Edgar Ayala – Sports Writer

In sports, playing at home can be a significant advantage over the opposing team. The psychological support from the fans, the comfort of being home rather than traveling and referees giving the home team the benefit of the doubt, can all be decisive factors.  

Due to this, the NBA, MLB and NHL playoff games have specific rules for determining what match is played where in a seven-game series. This results the final home game to be awarded to the team with the most success over the regular season.

Jacqueline Deens, senior forward on the Southern basketball team, said home court advantage “absolutely” plays a decisive role in the outcome of a game.  

“We practice every day in Moore Field House,” said Deens. “It becomes our second home, so we know the ins and outs.
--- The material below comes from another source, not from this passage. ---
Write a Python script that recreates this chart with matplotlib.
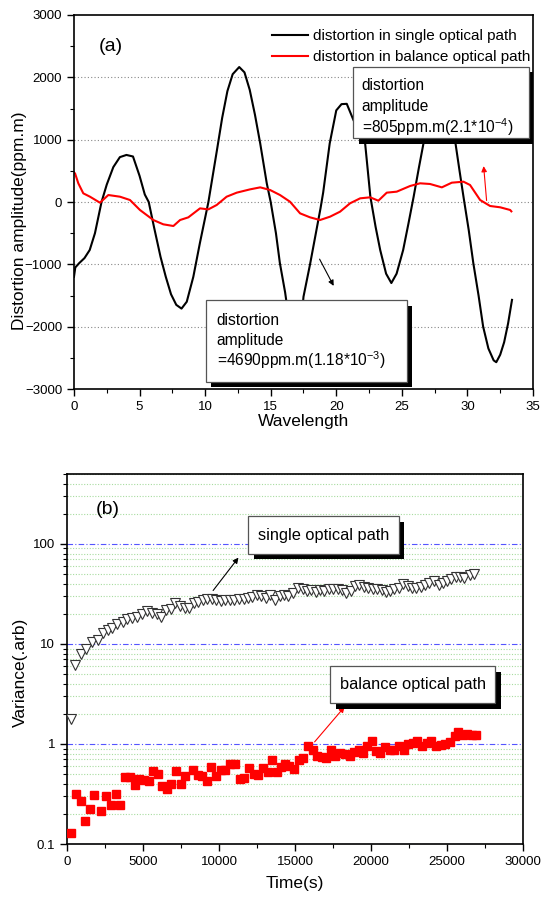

It’s more comfortable to be at a familiar place, and know that a majority of those that surround you are people who are there to support you.”
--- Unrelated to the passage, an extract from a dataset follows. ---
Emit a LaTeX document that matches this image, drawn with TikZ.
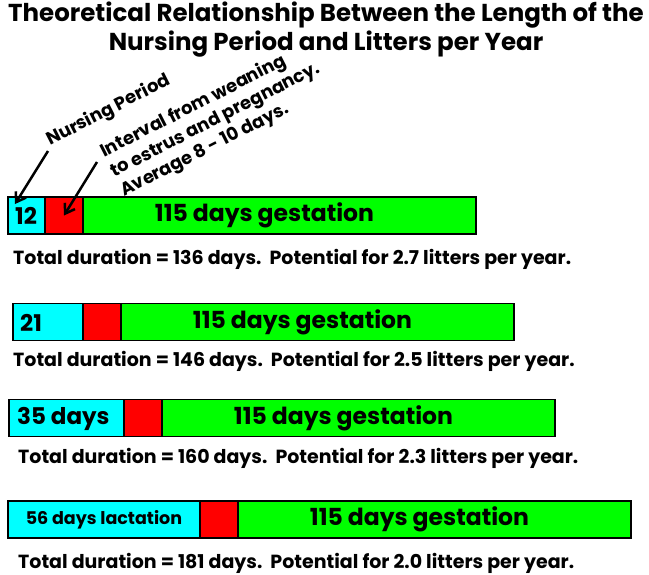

Deens also made note of the emotions she feels when she goes to a visiting team’s floor and hands them a loss. But she added that one must always defend home court and take advantage of playing in their backyard.  

“Winning on your home court is always special,” Deens said. “This is the place we work day in and day out, where we exert all our hard work and preparation. It’s our court, so you develop a sense of protection; you always want to protect what is yours.”

Although Deens said home-field advantage plays a key role in games, Southern’s head baseball coach, Tim Shea, thinks otherwise.  

Coach Shea said there’s a “slight” advantage at the college level when playing at home, but added that the biggest advantage is not having to travel.  

Shea noted the difficulties of schools’ traveling hours to a site they aren’t familiar with. For instance, Shea said the field itself may affect the team’s performance. This is if the team isn’t used to playing on certain types of surfaces, such as turf. He still reiterated his opinion on home-field advantage.  

“I’m not going to say that’s it’s a huge advantage,” Coach Shea said. “It’s not like major college where you have huge crowds that can turn a game with momentum.  Crowd is really not relevant [at our level]. We play in late March, early April it’s still so cold out that the only people that attend are the families of the players. So at our level it’s not a big advantage the traveling is the biggest thing.”

Despite Shea saying home field doesn’t play a huge role in their ballpark, he added that in professional sports, support and noise from the fans “definitely” plays a vital part in the game.  

“Crowd noise is really not relevant at our level, where we are, and at our competition,” Shea said. “That kind of pressure is not there, where professional athletes are custom to hearing 50,00 people yelling and screaming, you may tense up a little bit. So [crowd noise] may affect your at bat, and alter your success rate.”  

The pressure of people yelling and screaming is something Deens has learned to handle. She added that the people in attendance can make a difference when deciding the outcome of a game.  

“The fans definitely matter,” said Deens. “They can give us momentum and that extra boost of energy and confidence. The fans make you feel like you’re not alone, like it’s not just you battling on the court, but the whole school.”